Love's program is the wellbeing of the other.

That requires immense courage and often, not only strength enough to hold on, but even more strength enough to let go.

To let go of speaking and embrace listening.

To let go of certainty and embrace doubt and possibility.

To let go of our own way, of expectations and comfort and control and conflict avoidance and and others' wrongs and our being right and well-deserved grudges and many other treasures, in order to hold on to the beloved.

Love is hard to do, which is why mothers need to be both celebrated and forgiven.

Love is a difficult, exhausting, and holy road.

Love is the uphill climb to joy.


If you chart the fifteenth chapter of John, you will draw a triangular mountain.

Jesus is using a common Greek rhetorical strategy called chiasm, with matching statements stairstepping up to and down from a central point—the pinnacle—which is only stated once.

That's how you know you've reached the top.

The closer a statement is to the center of the speech, the more important the idea.

The longer the speech—the bigger the mountain—the more important the topic; John 15 has one of the most elaborate, extended chiasms in the New Testament.

Love is close to Jesus' center, but it is not the pinnacle of the mountain.

Love is the high elevation, difficult climb to get there.

Here's the summit: I have said these things to you so that my joy may be in you, and your joy may be complete.

The point is full joy.

And love is the long, hard, holy, wise, worrisome, and wonder-filled way to get there.


We learn from the Master.

No one has greater love than this, to lay down one's life for one's friends.

As the Father has loved me, so I have loved you.

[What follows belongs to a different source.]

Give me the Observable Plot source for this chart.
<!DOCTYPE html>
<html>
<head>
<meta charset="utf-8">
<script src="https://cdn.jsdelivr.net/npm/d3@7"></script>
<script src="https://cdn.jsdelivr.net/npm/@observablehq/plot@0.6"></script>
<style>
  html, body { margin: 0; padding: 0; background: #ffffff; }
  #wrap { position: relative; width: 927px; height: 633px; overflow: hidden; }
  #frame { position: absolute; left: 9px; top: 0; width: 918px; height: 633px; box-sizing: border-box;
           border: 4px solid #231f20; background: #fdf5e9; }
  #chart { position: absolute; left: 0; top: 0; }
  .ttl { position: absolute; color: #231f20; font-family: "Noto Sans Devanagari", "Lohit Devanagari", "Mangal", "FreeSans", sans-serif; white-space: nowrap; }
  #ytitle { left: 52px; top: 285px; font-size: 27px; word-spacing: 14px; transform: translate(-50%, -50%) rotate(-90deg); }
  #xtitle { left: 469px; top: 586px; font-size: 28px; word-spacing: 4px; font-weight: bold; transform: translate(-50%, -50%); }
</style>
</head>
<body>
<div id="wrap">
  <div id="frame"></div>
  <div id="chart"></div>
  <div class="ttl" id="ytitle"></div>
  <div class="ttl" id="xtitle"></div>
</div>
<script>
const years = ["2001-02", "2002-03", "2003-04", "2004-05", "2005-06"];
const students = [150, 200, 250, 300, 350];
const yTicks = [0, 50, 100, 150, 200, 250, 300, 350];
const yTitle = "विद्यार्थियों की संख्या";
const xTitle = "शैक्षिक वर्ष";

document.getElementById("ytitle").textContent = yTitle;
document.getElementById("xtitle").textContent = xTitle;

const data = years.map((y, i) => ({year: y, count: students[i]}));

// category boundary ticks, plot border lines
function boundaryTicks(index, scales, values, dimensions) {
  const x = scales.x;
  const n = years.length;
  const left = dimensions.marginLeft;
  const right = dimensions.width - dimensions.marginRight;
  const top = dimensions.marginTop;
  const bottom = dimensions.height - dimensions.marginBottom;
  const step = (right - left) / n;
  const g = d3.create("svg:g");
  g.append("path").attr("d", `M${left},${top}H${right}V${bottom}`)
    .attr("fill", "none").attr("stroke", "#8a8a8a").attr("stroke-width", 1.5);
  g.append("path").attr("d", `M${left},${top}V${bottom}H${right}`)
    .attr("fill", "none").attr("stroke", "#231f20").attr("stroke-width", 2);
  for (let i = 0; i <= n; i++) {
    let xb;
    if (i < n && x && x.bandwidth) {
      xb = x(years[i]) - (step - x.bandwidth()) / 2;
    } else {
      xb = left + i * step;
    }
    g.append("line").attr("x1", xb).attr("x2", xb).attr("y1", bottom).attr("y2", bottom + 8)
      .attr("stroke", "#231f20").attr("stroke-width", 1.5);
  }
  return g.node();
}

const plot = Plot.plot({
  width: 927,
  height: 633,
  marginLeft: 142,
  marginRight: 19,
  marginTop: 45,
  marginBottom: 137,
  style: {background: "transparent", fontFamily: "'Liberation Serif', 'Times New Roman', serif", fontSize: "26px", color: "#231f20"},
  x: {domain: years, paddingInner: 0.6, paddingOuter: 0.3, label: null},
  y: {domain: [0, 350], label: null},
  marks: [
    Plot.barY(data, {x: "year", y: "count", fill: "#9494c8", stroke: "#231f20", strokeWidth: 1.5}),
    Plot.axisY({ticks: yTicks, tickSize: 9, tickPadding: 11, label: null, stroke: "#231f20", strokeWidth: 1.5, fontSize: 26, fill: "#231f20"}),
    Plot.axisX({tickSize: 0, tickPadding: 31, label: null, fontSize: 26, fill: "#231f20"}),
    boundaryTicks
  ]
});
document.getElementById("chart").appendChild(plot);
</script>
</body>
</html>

A few chapters later, after he has laid down his life for them and returned from the grave, he says, As the Father has sent me, so I send you.

We are loved before we are sent.

God will not send us into the world without first giving us the greatest love anyone has.

It is both the strength and the direction we need to make the arduous climb through this treacherous, insatiable world to joy.

Love is not only the challenge, it's the fuel.

We do not have to generate it; we only have to channel it – we are the branches, not the vine.

Abiding, staying, remaining in God's love, as simple and as difficult as that is, is the key to conquering the mountain.

And joy is worth the effort, according to the voice who lets go of everything at the cross in order to share his joy with us.

That was the very next day.

It was the worst of days; it is the best of days.

Against all appearances and expectations, Christians rejoice and call that hideous Friday good.

It proves that love bears all things, believes all things, hopes all things, endures all things just before Easter teaches us that love never ends.

We, the beloved and joyful community of Jesus, are sent into the world to embody and speak and do and live this message so that his joy may also be in the world, and so that its joy may be complete.